A much-anticipated Illinois Supreme Court opinion held that the HGN, one of three standardized field sobriety tests in Illinois DUI cases, was a valid indicator of alcohol impaired driving. What this means in practical terms that the state will not have to provide expert testimony that the HGN is some evidence of alcohol impairment every time it wishes to use the HGN in an Illinois DUI prosecution.

While this decision is helpful to the state, the Supreme Court placed limits on its use. First of all, the state cannot present the test as proof of intoxication. It will be treated like the other standardized field sobriety tests, or like an open beer can in your car, or an odor of alcohol on your breath, or your admission that you had been drinking. None of these things, standing alone, proves that you are drunk. They just tend to make it more likely that you had consumed alcohol.

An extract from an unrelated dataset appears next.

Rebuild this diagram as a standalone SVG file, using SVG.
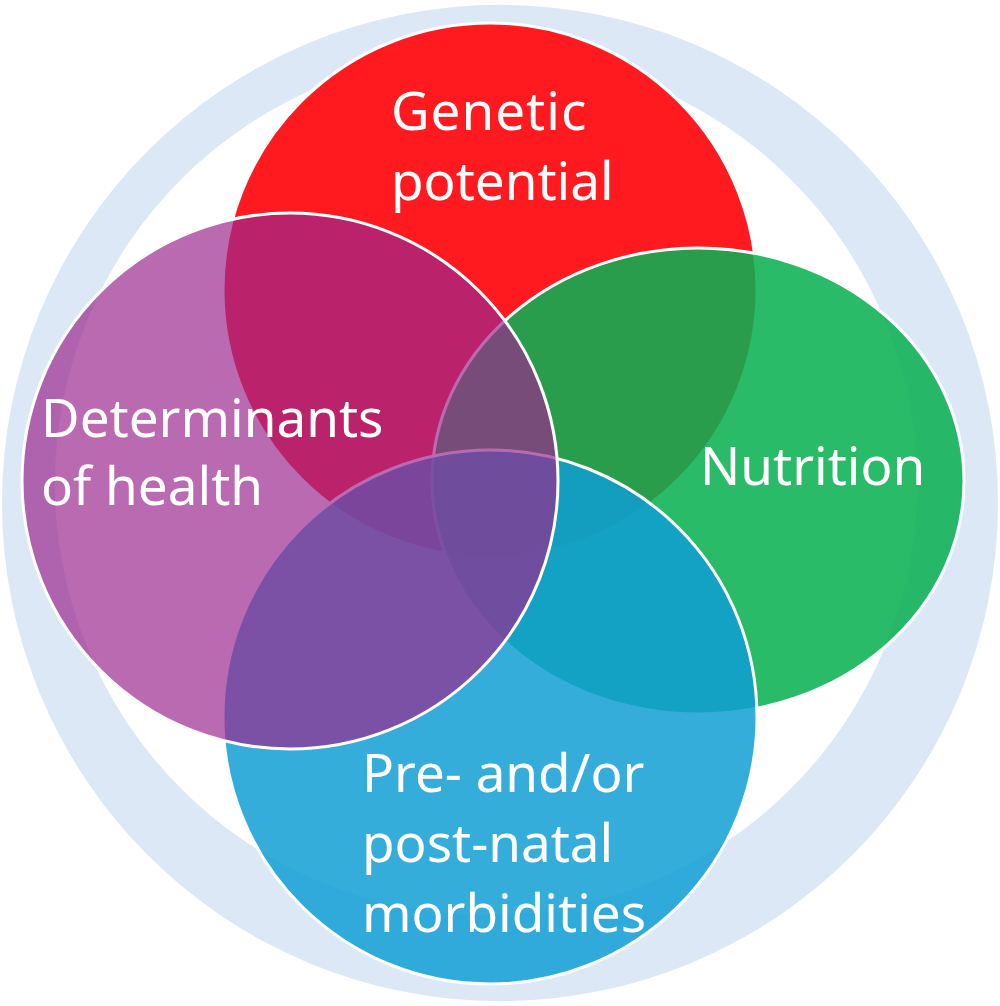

The Court also held that any police officer who administers the HGN must be trained according to the student manual of the National Traffic Safety Highway Administration (NHTSA).


Before this important decision, many police agencies provided only basic training on administering the HGN. Now, they must be trained according to the manual. Furthermore, they must administer the HGN in accordance with the NHTSA standards.

The Supreme Court recognized that the HGN could suggest impairment even though the driver was below the legal limit of .08. The Court also acknowledged that there are at least 125 causes, other than alcohol, for HGN. In short, even though the test is admissible as evidence in an Illinois DUI prosecution, the Supreme Court has left the door open to many attacks on its reliability.

Newspapers reporting this Illinois DUI decision headline it as a victory for the state. Here is one more reminder of the adage, don’t believe everything you read in the newspaper. If people obtained competent legal advice instead of accepting the ill-informed “advice” of co-workers, friends, relatives and neighbors, they would fare better.